Now I'm in charge of the gel distribution and Susan calls me the 'gel monitor'. That's a term from school - remember the milk monitor? Now this was not a time to refuse her as she looked at me like that girl 'Carrie' in the horror movie. Well I'm the kind of guy who is scared of horror movies so Susan got her wish. Actually it wasn't really a wish was it? 

So after some food and a strawberry gel we set off again because no matter what you feel like in the morning or at lunchtime you have to get to the end of the day.  Today, the end of the day was another 54km! 
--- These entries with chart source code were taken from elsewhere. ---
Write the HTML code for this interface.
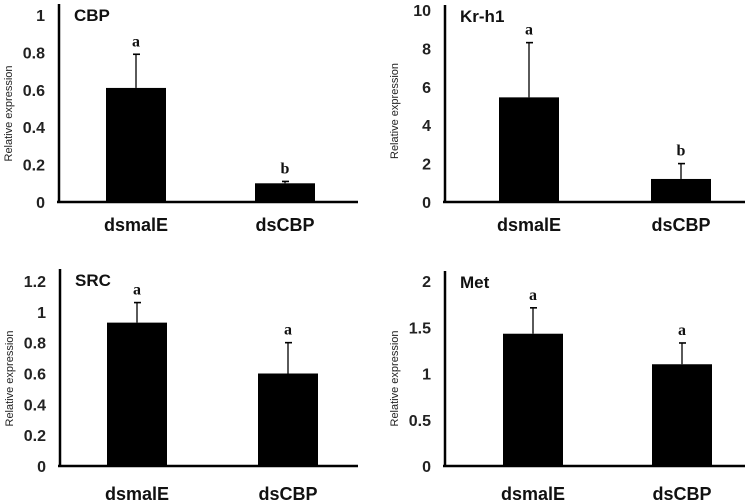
<!DOCTYPE html>
<html><head><meta charset="utf-8"><style>
html,body{margin:0;padding:0;background:#fff;width:750px;height:504px;overflow:hidden}
svg{display:block}
</style></head><body>
<svg id="chart" width="750" height="504" xmlns="http://www.w3.org/2000/svg"></svg>
<script>
const categories = ["dsmalE", "dsCBP"];
const cbpValues = [0.61, 0.10];
const cbpErrors = [0.18, 0.01];
const cbpLetters = ["a", "b"];
const cbpTicks = ["0", "0.2", "0.4", "0.6", "0.8", "1"];
const krValues = [5.45, 1.2];
const krErrors = [2.85, 0.8];
const krLetters = ["a", "b"];
const krTicks = ["0", "2", "4", "6", "8", "10"];
const srcValues = [0.93, 0.60];
const srcErrors = [0.13, 0.20];
const srcLetters = ["a", "a"];
const srcTicks = ["0", "0.2", "0.4", "0.6", "0.8", "1", "1.2"];
const metValues = [1.43, 1.10];
const metErrors = [0.28, 0.23];
const metLetters = ["a", "a"];
const metTicks = ["0", "0.5", "1", "1.5", "2"];

const NS = "http://www.w3.org/2000/svg";
const svg = document.getElementById("chart");
function mk(tag, attrs, parent){
  const e = document.createElementNS(NS, tag);
  for (const k in attrs) e.setAttribute(k, attrs[k]);
  (parent || svg).appendChild(e);
  return e;
}
function panel(o){
  const g = mk("g", {});
  
  
  const max = parseFloat(o.ticks[o.ticks.length-1]);
  const y = v => o.y0 - (v / max) * (o.y0 - o.yTop);
  const ya = mk("line", {x1:o.ax, x2:o.ax, y1:o.axTop, y2:o.y0+1, stroke:"#000","stroke-width":2.5}, g);
  
  
  const xa = mk("line", {x1:o.ax-2, x2:o.axEnd, y1:o.y0, y2:o.y0, stroke:"#000","stroke-width":2.5}, g);
  
  
  o.ticks.forEach(t => {
    const tx = mk("text", {x:o.ax-14, y:y(parseFloat(t))+6, "text-anchor":"end", "font-family":"Liberation Sans, sans-serif", "font-weight":"bold", "font-size":16, fill:"#222"}, g);
    tx.textContent = t;
    
    
  });
  const yt = mk("text", {transform:`translate(${o.ax-47},${(o.y0+o.yTop)/2+5}) rotate(-90)`, "text-anchor":"middle", "font-family":"Liberation Sans, sans-serif", "font-size":11, fill:"#222"}, g);
  yt.textContent = "Relative expression";
  
  
  const ti = mk("text", {x:o.ax+15, y:o.axTop+17, "font-family":"Liberation Sans, sans-serif", "font-weight":"bold", "font-size":17, fill:"#111"}, g);
  ti.textContent = o.name;
  
  
  categories.forEach((c, i) => {
    const bx = o.barX[i], bw = 60;
    const top = y(o.values[i]), et = y(o.values[i] + o.errors[i]);
    const cx = bx + bw/2;
    const el = mk("line", {x1:cx, x2:cx, y1:et, y2:top, stroke:"#000","stroke-width":1.3}, g);
    
    
    const cap = mk("line", {x1:cx-3, x2:cx+4, y1:et, y2:et, stroke:"#000","stroke-width":1.6}, g);
    
    
    const r = mk("rect", {x:bx, y:top, width:bw, height:o.y0-top, fill:"#000"}, g);
    
    
    const lt = mk("text", {x:cx, y:et-8, "text-anchor":"middle", "font-family":"Liberation Serif, serif", "font-weight":"bold", "font-size":16, fill:"#111"}, g);
    lt.textContent = o.letters[i];
    
    
    const cl = mk("text", {x:cx, y:o.labelY, "text-anchor":"middle", "font-family":"Liberation Sans, sans-serif", "font-weight":"bold", "font-size":18, fill:"#111"}, g);
    cl.textContent = c;
    
    
  });
}
panel({name:"CBP", ax:59, axTop:4, y0:202, yTop:15, axEnd:358, barX:[106,255], labelY:231, values:cbpValues, errors:cbpErrors, letters:cbpLetters, ticks:cbpTicks});
panel({name:"Kr-h1", ax:445, axTop:5, y0:202, yTop:10, axEnd:745, barX:[499,651], labelY:231, values:krValues, errors:krErrors, letters:krLetters, ticks:krTicks});
panel({name:"SRC", ax:60, axTop:269, y0:466, yTop:281, axEnd:358, barX:[107,258], labelY:500, values:srcValues, errors:srcErrors, letters:srcLetters, ticks:srcTicks});
panel({name:"Met", ax:445, axTop:271, y0:466, yTop:281, axEnd:745, barX:[503,652], labelY:500, values:metValues, errors:metErrors, letters:metLetters, ticks:metTicks});
</script>
</body></html>
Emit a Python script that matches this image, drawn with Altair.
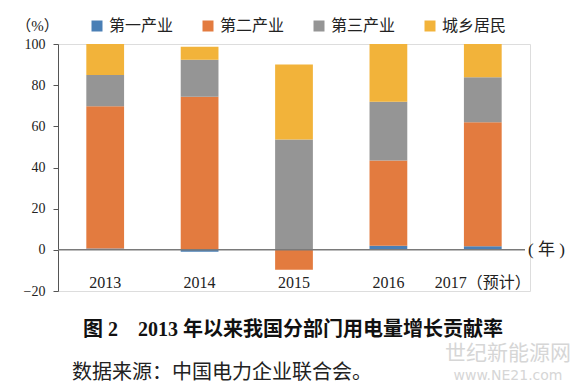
import altair as alt
import pandas as pd

years = ["2013", "2014", "2015", "2016", "2017（预计）"]
sectors = ["第一产业", "第二产业", "第三产业", "城乡居民"]
colors = ["#4a7fb5", "#e37b3f", "#959595", "#f2b33a"]

primary = [0.7, -0.9, 0.3, 2.0, 1.8]
secondary = [69.0, 74.4, -9.7, 41.4, 60.2]
tertiary = [15.3, 18.0, 53.3, 28.6, 21.8]
residents = [15.0, 6.3, 36.4, 28.0, 16.2]

y_ticks = [-20, 0, 20, 40, 60, 80, 100]

caption = "图 2　2013 年以来我国分部门用电量增长贡献率"
source = "数据来源：中国电力企业联合会。"

FONT = "Liberation Serif, Noto Sans CJK SC"

rows = []
for i, (name, vals) in enumerate(zip(sectors, [primary, secondary, tertiary, residents])):
    for y, v in zip(years, vals):
        rows.append({"year": y, "sector": name, "value": v, "idx": i})
df = pd.DataFrame(rows)

W, H = 472, 247

bars = alt.Chart(df).mark_bar().encode(
    x=alt.X("year:N", sort=years,
            scale=alt.Scale(paddingInner=0.6, paddingOuter=0.3),
            axis=alt.Axis(title=None, domain=False, ticks=False, labelAngle=0,
                          offset=-9, labelPadding=0, labelBaseline="middle",
                          labelFont=FONT, labelFontSize=16, labelColor="#222")),
    y=alt.Y("value:Q", stack="zero",
            scale=alt.Scale(domain=[-20, 100], nice=False, zero=False),
            axis=alt.Axis(values=y_ticks, grid=False, tickSize=5, labelPadding=8,
                          domainColor="#555", tickColor="#555", domainWidth=1,
                          labelFont=FONT, labelFontSize=14, labelColor="#222",
                          title="（%）", titleAngle=0, titleX=-21, titleY=-19,
                          titleAlign="center", titleBaseline="middle",
                          titleFont=FONT, titleFontSize=15, titleFontWeight="normal",
                          titleColor="#222")),
    color=alt.Color("sector:N", scale=alt.Scale(domain=sectors, range=colors),
                    legend=alt.Legend(title=None, orient="none", legendX=31, legendY=-26,
                                      direction="horizontal", symbolType="square",
                                      symbolSize=121, symbolStrokeWidth=0,
                                      labelFont=FONT, labelFontSize=16, labelColor="#222",
                                      labelOffset=4, columnPadding=26)),
    order=alt.Order("idx:Q", sort="ascending"),
)

zero = alt.Chart(pd.DataFrame({"v": [0]})).mark_rule(color="#7a7a7a", strokeWidth=1.5).encode(
    y="v:Q", x=alt.value(0), x2=alt.value(467)
)

nian = alt.Chart(pd.DataFrame({"t": ["( 年 )"], "v": [0]})).mark_text(
    align="left", baseline="middle", font=FONT, fontSize=17, color="#222"
).encode(text="t:N", y="v:Q", x=alt.value(470))

cap = alt.Chart(pd.DataFrame({"t": [caption]})).mark_text(
    align="center", baseline="middle", font=FONT, fontSize=20, fontWeight="bold", color="#111"
).encode(text="t:N", x=alt.value(235), y=alt.value(286))

src = alt.Chart(pd.DataFrame({"t": [source]})).mark_text(
    align="left", baseline="middle", font=FONT, fontSize=20, color="#222"
).encode(text="t:N", x=alt.value(14), y=alt.value(329))

wm1 = alt.Chart(pd.DataFrame({"t": ["世纪新能源网"]})).mark_text(
    align="center", baseline="middle", font="Noto Sans CJK SC", fontSize=21, color="#d6d6d6"
).encode(text="t:N", x=alt.value(450), y=alt.value(310))

wm2 = alt.Chart(pd.DataFrame({"t": ["www.NE21.com"]})).mark_text(
    align="center", baseline="middle", font="DejaVu Sans", fontSize=14, color="#d6d6d6"
).encode(text="t:N", x=alt.value(450), y=alt.value(332))

chart = alt.layer(bars, zero, nian, cap, src, wm1, wm2).properties(
    width=W, height=H,
    autosize=alt.AutoSizeParams(type="none"),
    padding={"left": 50, "top": 36, "right": 46, "bottom": 99},
).configure_view(stroke=None).configure(background="white")

chart.save("out.html", embed_options={"renderer": "svg", "actions": False})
Now these gel shots are little miracles in a packet. They get you started and then you need a positive mind to drive your tired body and legs. Every day is a physical challenge but what every long distance cyclist will know is that the physical challenge is only a part of the equation. I believe the psychological challenge is more important. If you are not in the right frame of mind it's a real struggle whilst a strong positive attutude can drive you even when your body feels like the plug has been pulled. Every day has it's ups and downs. We pedal better in the afternoon than in the morning and some of our strongest pedalling has been when we were most tired. Put your head in the right place and your feet will follow.

So we pushed on and when we got to the motel (the last two previous nights were camping), Susan allocated the pills because she is the 'pill monitor'. She asks what bits are sore and then I get the appropriate coloured pill.  I'm not always happy as sometimes I want a blue pill and she gives me a red one (note: she kind of keeps the blue ones to herself!). 

So as I sit with another beer and Susan is having another biscuit I can only reflect that there's a lot more to this cycling lark than that. 

Sunday, 10 August 2014

Sights Of Quebec

Quebec is a lovely city that plays on it's French heritage and on the weekend we were there the New France Festival was in full swing.  It was a bit of a Disneyesque French pastiche in places and I kept looking for Minnie dressed as Joan of Arc and Mickey as Napoleon Bonepart but we had a great weekend mingling with the other billion tourists enjoying the sights and sounds of Quebec.